NameError: name 'nltk' is not defined

Function to lemmatize text

In [14]:
# Function to lemmatize text
def lemmatize_text(text):
    doc = nlp(text)
    return " ".join([token.lemma_ for token in doc if token.text.lower() not in spacy_stopwords])



### Step 5: Build an Index with lemmatization and and synonym recognition

Builds a custom iterable index. 
Stems words and removes stopwords previously defined.
Block indexing is enabled.

In [15]:
class LemmaIndexer(pt.IterDictIndexer):
    def process(self, doc):
        doc['text'] = lemmatize_text(doc['text'])
        return doc

indexer = LemmaIndexer("/tmp/index", overwrite=True, blocks=True, meta={'docno': 100, 'text': 20480})
index_ref = indexer.index(data.get_corpus_iter())
print('Done. Index is created')

ir-lab-sose-2024/ir-acl-anthology-20240504-training documents:  66%|██████▌   | 83191/126958 [00:16<00:09, 4599.06it/s]

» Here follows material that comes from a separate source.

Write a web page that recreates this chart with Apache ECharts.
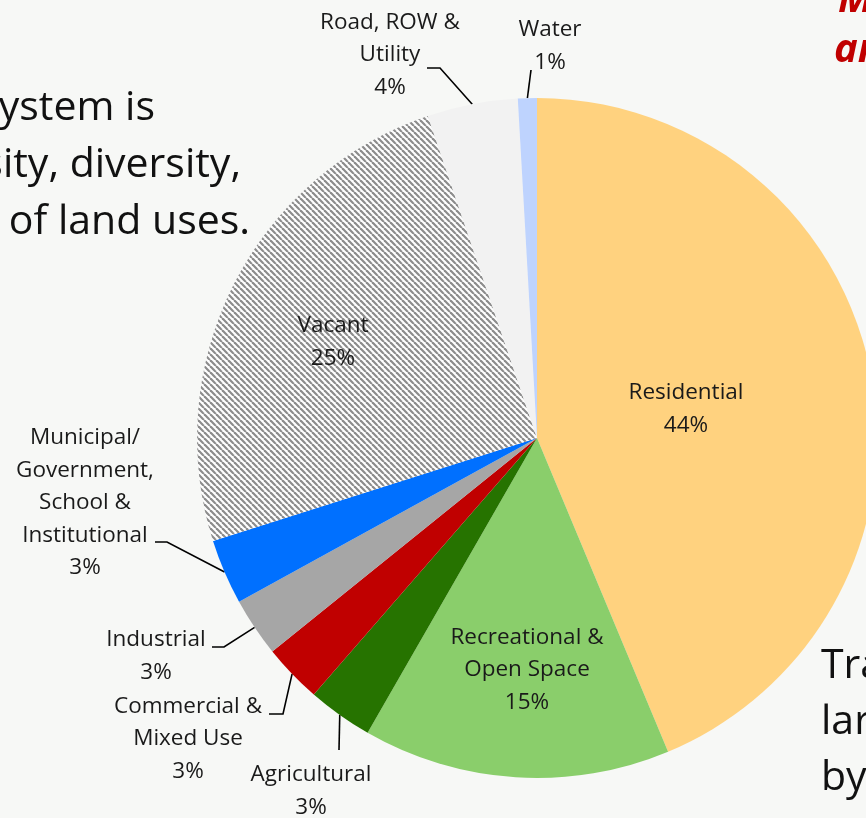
<!DOCTYPE html>
<html>
<head>
<meta charset="utf-8">
<script src="https://cdn.jsdelivr.net/npm/echarts@6/dist/echarts.min.js"></script>
<style>
  html, body { margin: 0; padding: 0; background: #F7F8F6; }
  #chart { width: 866px; height: 818px; }
</style>
</head>
<body>
<div id="chart"></div>
<script>
// ---- data ----
const categories = [
  'Residential',
  'Recreational &\nOpen Space',
  'Agricultural',
  'Commercial &\nMixed Use',
  'Industrial',
  'Municipal/\nGovernment,\nSchool &\nInstitutional',
  'Vacant',
  'Road, ROW &\nUtility',
  'Water'
];
const shares = [43.7, 14.6, 3.1, 2.8, 2.8, 3.1, 24.7, 4.3, 0.9];
const shownPercent = [44, 15, 3, 3, 3, 3, 25, 4, 1];

// ---- styles / layout ----
const sliceColors = ['#FFD27F', '#8ACE6B', '#267300', '#C00000', '#A6A6A6', '#0070FF', 'HATCH', '#F2F2F2', '#BED3FE'];
const insideSlices = [true, true, false, false, false, false, true, false, false];
const labelPos = [
  [686, 409], [527, 670], [311, 791], [188, 739], [156, 656],
  [85, 503], [333, 342], [390, 55], [550, 46]
];
const leaderPts = [
  null, null,
  [[339, 750], [339, 750]],
  [[283, 714], [269, 714]],
  [[224, 647], [212, 647]],
  [[167, 542], [155, 542]],
  null,
  [[440, 68], [427, 68]],
  [[531, 70], [531, 70]]
];

function makeHatch() {
  const c = document.createElement('canvas');
  const n = 6;
  c.width = n; c.height = n;
  const ctx = c.getContext('2d');
  ctx.fillStyle = '#FFFFFF';
  ctx.fillRect(0, 0, n, n);
  ctx.strokeStyle = '#8C8C8C';
  ctx.lineWidth = 2.2;
  for (let k = -1; k <= 1; k++) {
    ctx.beginPath();
    ctx.moveTo(k * n, 0);
    ctx.lineTo(k * n + n, n);
    ctx.stroke();
  }
  return c;
}
const hatch = makeHatch();

const FONT = '"Open Sans", "Noto Sans", sans-serif';

const pieData = categories.map((name, i) => {
  const item = {
    name: name,
    value: shares[i],
    itemStyle: { color: sliceColors[i] === 'HATCH' ? { image: hatch, repeat: 'repeat' } : sliceColors[i] }
  };
  if (insideSlices[i]) {
    item.label = { position: 'inside' };
    item.labelLine = { show: false };
  } else {
    item.label = { position: 'outside' };
    item.labelLine = { show: true };
  }
  return item;
});

const chart = echarts.init(document.getElementById('chart'), null, { renderer: 'canvas' });

const option = {
  backgroundColor: '#F7F8F6',
  animation: false,
  graphic: [
    { type: 'text', left: null, x: 155, y: 108, style: { text: 'ystem is', font: '41px ' + FONT, fill: '#111111', textAlign: 'right', textVerticalAlign: 'middle' } },
    { type: 'text', x: 241, y: 165, style: { text: 'sity, diversity,', font: '41px ' + FONT, fill: '#111111', textAlign: 'right', textVerticalAlign: 'middle' } },
    { type: 'text', x: 250, y: 222, style: { text: 'of land uses.', font: '41px ' + FONT, fill: '#111111', textAlign: 'right', textVerticalAlign: 'middle' } },
    { type: 'text', x: 838, y: 1, style: { text: 'M', font: 'italic bold 40px ' + FONT, fill: '#C00000', textAlign: 'left', textVerticalAlign: 'middle' } },
    { type: 'text', x: 834, y: 51, style: { text: 'ar', font: 'italic bold 40px ' + FONT, fill: '#C00000', textAlign: 'left', textVerticalAlign: 'middle' } },
    { type: 'text', x: 821, y: 666, style: { text: 'Tra', font: '41px ' + FONT, fill: '#111111', textAlign: 'left', textVerticalAlign: 'middle' } },
    { type: 'text', x: 821, y: 722, style: { text: 'lar', font: '41px ' + FONT, fill: '#111111', textAlign: 'left', textVerticalAlign: 'middle' } },
    { type: 'text', x: 821, y: 778, style: { text: 'by', font: '41px ' + FONT, fill: '#111111', textAlign: 'left', textVerticalAlign: 'middle' } }
  ],
  series: [{
    type: 'pie',
    center: [537, 438],
    radius: [0, 340],
    startAngle: 90,
    clockwise: true,
    avoidLabelOverlap: false,
    silent: true,
    itemStyle: { borderWidth: 0 },
    label: {
      show: true,
      color: '#1A1A1A',
      fontFamily: FONT,
      fontSize: 22.5,
      lineHeight: 32.5,
      align: 'center',
      width: 260,
      overflow: 'none',
      formatter: function (p) { return p.name + '\n' + shownPercent[p.dataIndex] + '%'; }
    },
    labelLine: {
      show: true,
      length: 20,
      length2: 10,
      smooth: false,
      lineStyle: { color: '#000000', width: 1.6 }
    },
    labelLayout: function (params) {
      const i = params.dataIndex;
      const p = labelPos[i];
      const out = { x: p[0], y: p[1], align: 'center', verticalAlign: 'middle', hideOverlap: false, moveOverlap: null };
      if (leaderPts[i] && params.labelLinePoints) {
        const s = params.labelLinePoints[0];
        out.labelLinePoints = [[s[0], s[1]], leaderPts[i][0], leaderPts[i][1]];
      }
      return out;
    },
    data: pieData
  }]
};
chart.setOption(option);
</script>
</body>
</html>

ir-lab-sose-2024/ir-acl-anthology-20240504-training documents: 100%|██████████| 126958/126958 [00:23<00:00, 5517.94it/s] 

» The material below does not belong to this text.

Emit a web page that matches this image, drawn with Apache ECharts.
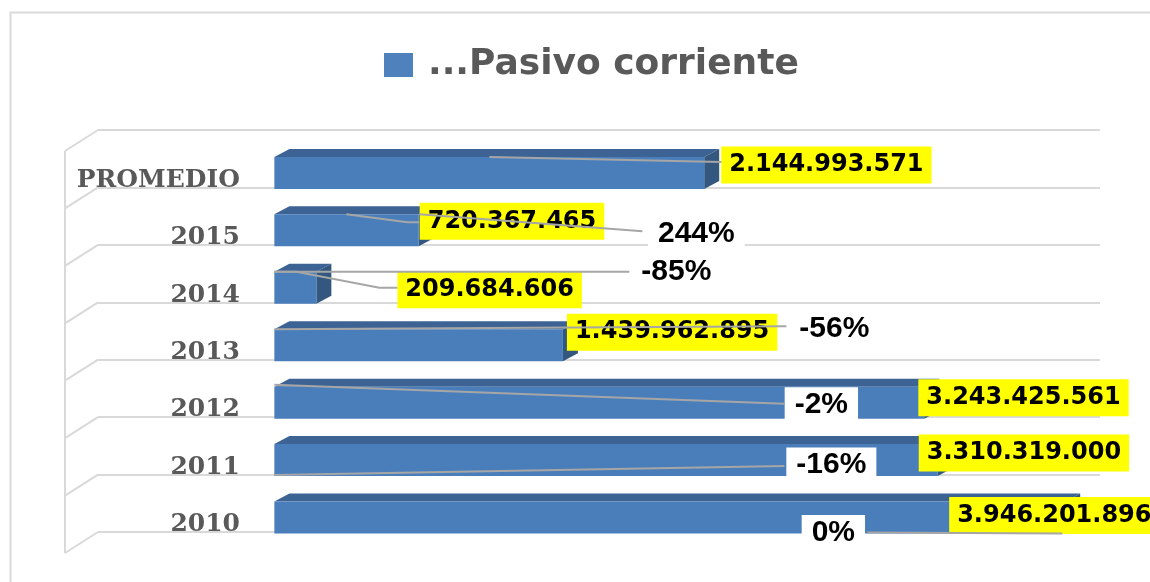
<!DOCTYPE html>
<html>
<head>
<meta charset="utf-8">
<script src="https://cdn.jsdelivr.net/npm/echarts@6/dist/echarts.min.js"></script>
<style>
  html, body { margin: 0; padding: 0; background: #fff; }
  #chart { width: 1150px; height: 582px; }
</style>
</head>
<body>
<div id="chart"></div>
<script>
// data, bottom row first
const categories = ['2010', '2011', '2012', '2013', '2014', '2015', 'PROMEDIO'];
const pasivo = [3946201896, 3310319000, 3243425561, 1439962895, 209684606, 720367465, 2144993571];
const valueLabels = ['3.946.201.896', '3.310.319.000', '3.243.425.561', '1.439.962.895',
  '209.684.606', '720.367.465', '2.144.993.571'];
const changeLabels = ['0%', '-16%', '-2%', '-56%', '-85%', '244%', ''];

// label placement (px, relative to the bar's left edge / top of front face)
const labelPos = [
  { val: [-116, 14], pct: [559, 31], lines: [[[593, 31], [788, 32]]] },
  { val: [-19, 9], pct: [557, 21], lines: [[[0, 31], [510, 22]]] },
  { val: [-6, 11], pct: [547, 18], lines: [[[0, -2], [510, 17]]] },
  { val: [4, 3], pct: [560, 0], lines: [[[0, 0], [512, -3]]] },
  { val: [81, 18], pct: [402, 0], lines: [[[0, 0], [22, 0], [105, 16], [123, 16]], [[0, 0], [355, 0]]] },
  { val: [1, 7], pct: [422, 19], lines: [[[72, 0], [133, 8], [145, 8]], [[145, 0], [368, 17]]] },
  { val: [17, 8], pct: null, lines: [[[215, 0], [447, 5]]] }
];

const BAR_H = 32;
const DX = 15, DY = -8;

const chart = echarts.init(document.getElementById('chart'));

function renderBar(params, api) {
  const i = api.value(0);
  const v = api.value(1);
  const base = api.coord([0, i]);
  const end = api.coord([v, i]);
  const band = api.size([0, 1])[1];
  const bottom = base[1] + band / 2 + 1.5;
  const top = bottom - BAR_H;
  const x0 = base[0], x1 = end[0];
  const pos = labelPos[i];
  const children = [
    { type: 'polygon', shape: { points: [[x0, top], [x0 + DX, top + DY], [x1 + DX, top + DY], [x1, top]] },
      style: { fill: '#3C6393' } },
    { type: 'polygon', shape: { points: [[x1, top], [x1 + DX, top + DY], [x1 + DX, bottom + DY], [x1, bottom]] },
      style: { fill: '#33577F' } },
    { type: 'rect', shape: { x: x0, y: top, width: x1 - x0, height: BAR_H },
      style: { fill: '#4A7EBB' } },
    { type: 'text', x: x1 + pos.val[0], y: top + pos.val[1],
      style: { text: valueLabels[i], fill: '#000', font: 'bold 24px "DejaVu Sans"',
        align: 'left', verticalAlign: 'middle', backgroundColor: '#FFFF00', padding: [7, 8, 6, 8] } }
  ];
  if (pos.pct) {
    children.push({ type: 'text', x: x0 + pos.pct[0], y: top + pos.pct[1],
      style: { text: changeLabels[i], fill: '#000', font: 'bold 30px "Liberation Sans"',
        align: 'center', verticalAlign: 'middle', backgroundColor: '#fff', padding: [3, 10, 2, 10] } });
  }
  pos.lines.forEach(function (pts) {
    children.push({ type: 'polyline',
      shape: { points: pts.map(function (p) { return [x0 + p[0], top + p[1]]; }) },
      style: { stroke: '#A6A6A6', lineWidth: 2, fill: null } });
  });
  return { type: 'group', children: children };
}

// left side wall of the 3D plot area
function renderWall(params, api) {
  const cs = params.coordSys;
  const n = categories.length;
  const lines = [{ type: 'line', shape: { x1: cs.x - 33, y1: cs.y + 21, x2: cs.x - 33, y2: cs.y + cs.height + 21 },
    style: { stroke: '#D9D9D9', lineWidth: 2 } }];
  for (let k = 0; k <= n; k++) {
    const y = cs.y + k * cs.height / n;
    lines.push({ type: 'line', shape: { x1: cs.x - 33, y1: y + 21, x2: cs.x, y2: y },
      style: { stroke: '#D9D9D9', lineWidth: 2 } });
  }
  return { type: 'group', children: lines };
}

const option = {
  animation: false,
  backgroundColor: '#fff',
  graphic: [{
    type: 'rect', left: 8, top: 10, shape: { width: 1160, height: 600 },
    style: { fill: null, stroke: '#D9D9D9', lineWidth: 2 }, silent: true
  }],
  legend: {
    data: ['...Pasivo corriente'],
    left: 379,
    top: 42,
    icon: 'rect',
    itemWidth: 29,
    itemHeight: 24,
    textStyle: { fontSize: 36, fontWeight: 'bold', fontFamily: 'DejaVu Sans', color: '#595959', padding: [0, 0, 0, 10] }
  },
  grid: { left: 98, right: 50, top: 130, bottom: 50, containLabel: false, outerBoundsMode: 'none' },
  xAxis: {
    type: 'value',
    min: -880000000,
    max: 4120000000,
    axisLabel: { show: false },
    axisLine: { show: false },
    axisTick: { show: false },
    splitLine: { show: false }
  },
  yAxis: {
    type: 'category',
    data: categories,
    axisLine: { show: false },
    axisTick: { show: false },
    axisLabel: {
      margin: -142,
      fontFamily: 'DejaVu Serif',
      fontWeight: 'bold',
      fontSize: 25,
      color: '#595959',
      align: 'right',
      verticalAlign: 'top',
      lineHeight: 43
    },
    splitLine: { show: true, lineStyle: { color: '#D9D9D9', width: 2 } }
  },
  series: [
    {
      type: 'custom',
      name: 'wall',
      silent: true,
      renderItem: renderWall,
      data: [[0, 0]],
      encode: { x: 1, y: 0 },
      z: 1
    },
    {
      type: 'custom',
      name: '...Pasivo corriente',
      itemStyle: { color: '#4F81BD' },
      renderItem: renderBar,
      data: pasivo.map(function (v, i) { return [i, v]; }),
      encode: { x: 1, y: 0 },
      z: 2
    }
  ]
};

chart.setOption(option);
</script>
</body>
</html>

17:49:55.853 [ForkJoinPool-3-worker-3] WARN org.terrier.structures.indexing.Indexer - Indexed 4 empty documents
Done. Index is created


### Step 6: Setup for Retrieval-Pipeline

First definitions of index and retrieval models used.
"sdm" enables use of Sequential Dependance Model.

In [16]:
index = pt.IndexFactory.of(index_ref)
bm25 = pt.BatchRetrieve(index, wmodel="BM25", k1=1.5, b=0.75, verbose=True)
pl2 = pt.BatchRetrieve(index, wmodel="PL2", c=7.0, verbose=True)
sdm = pt.rewrite.SequentialDependence()

Secondly, definition of the query expansion and the actual pipeline.

In [17]:
#Query Expansion
bo1 = pt.rewrite.Bo1QueryExpansion(index) 
rm3 = pt.rewrite.RM3(index)

#Pipeline
pipe = (bm25 % 100) >> rm3 >> sdm >> pl2

### Step 7: Create the Run

Creates the run on the queries from the dataset.

In [18]:
print('Create run')

run = pipe(topics)

print('Done, run was created')

Create run


BR(BM25):   0%|          | 0/68 [00:00<?, ?q/s]

BR(BM25): 100%|██████████| 68/68 [00:11<00:00,  5.97q/s]

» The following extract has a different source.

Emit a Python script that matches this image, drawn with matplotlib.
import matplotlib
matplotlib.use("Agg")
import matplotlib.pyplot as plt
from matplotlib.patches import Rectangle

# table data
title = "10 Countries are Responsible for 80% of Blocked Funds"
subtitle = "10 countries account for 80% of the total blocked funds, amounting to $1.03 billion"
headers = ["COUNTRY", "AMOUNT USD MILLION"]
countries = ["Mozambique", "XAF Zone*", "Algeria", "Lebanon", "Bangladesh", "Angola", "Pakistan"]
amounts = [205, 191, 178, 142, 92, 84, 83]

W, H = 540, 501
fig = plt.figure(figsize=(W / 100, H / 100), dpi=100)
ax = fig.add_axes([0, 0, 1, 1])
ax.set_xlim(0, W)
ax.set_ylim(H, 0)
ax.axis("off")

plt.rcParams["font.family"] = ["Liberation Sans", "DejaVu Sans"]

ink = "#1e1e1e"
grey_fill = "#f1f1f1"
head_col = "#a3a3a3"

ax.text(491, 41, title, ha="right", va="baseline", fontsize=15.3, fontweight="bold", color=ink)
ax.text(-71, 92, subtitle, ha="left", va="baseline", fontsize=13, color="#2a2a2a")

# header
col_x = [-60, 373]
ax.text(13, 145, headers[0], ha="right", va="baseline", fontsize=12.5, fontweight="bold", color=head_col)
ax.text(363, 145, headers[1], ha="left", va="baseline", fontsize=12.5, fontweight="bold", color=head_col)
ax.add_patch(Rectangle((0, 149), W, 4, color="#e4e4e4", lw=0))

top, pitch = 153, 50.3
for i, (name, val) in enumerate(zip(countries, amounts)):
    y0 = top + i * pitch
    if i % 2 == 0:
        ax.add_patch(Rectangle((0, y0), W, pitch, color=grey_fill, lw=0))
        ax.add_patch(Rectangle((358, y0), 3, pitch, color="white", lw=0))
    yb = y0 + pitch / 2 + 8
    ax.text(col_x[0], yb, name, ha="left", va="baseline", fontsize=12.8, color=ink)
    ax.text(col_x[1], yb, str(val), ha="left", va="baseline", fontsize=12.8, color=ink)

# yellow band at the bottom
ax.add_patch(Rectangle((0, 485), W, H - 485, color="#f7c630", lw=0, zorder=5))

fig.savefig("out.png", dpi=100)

17:50:07.501 [main] WARN org.terrier.querying.RM1 - Did not identify any usable candidate expansion terms from docid 125137 among 6 possibilities
17:50:07.594 [main] WARN org.terrier.querying.RM1 - Did not identify any usable candidate expansion terms from docid 116910 among 5 possibilities


BR(PL2): 100%|██████████| 68/68 [00:13<00:00,  5.00q/s]

Done, run was created





### Step 8: Save the Runfile

In [19]:
persist_and_normalize_run(run, 'retrieval_system', default_output='../runs')

The run file is normalized outside the TIRA sandbox, I will store it at "../runs".
Done. run file is stored under "../runs/run.txt".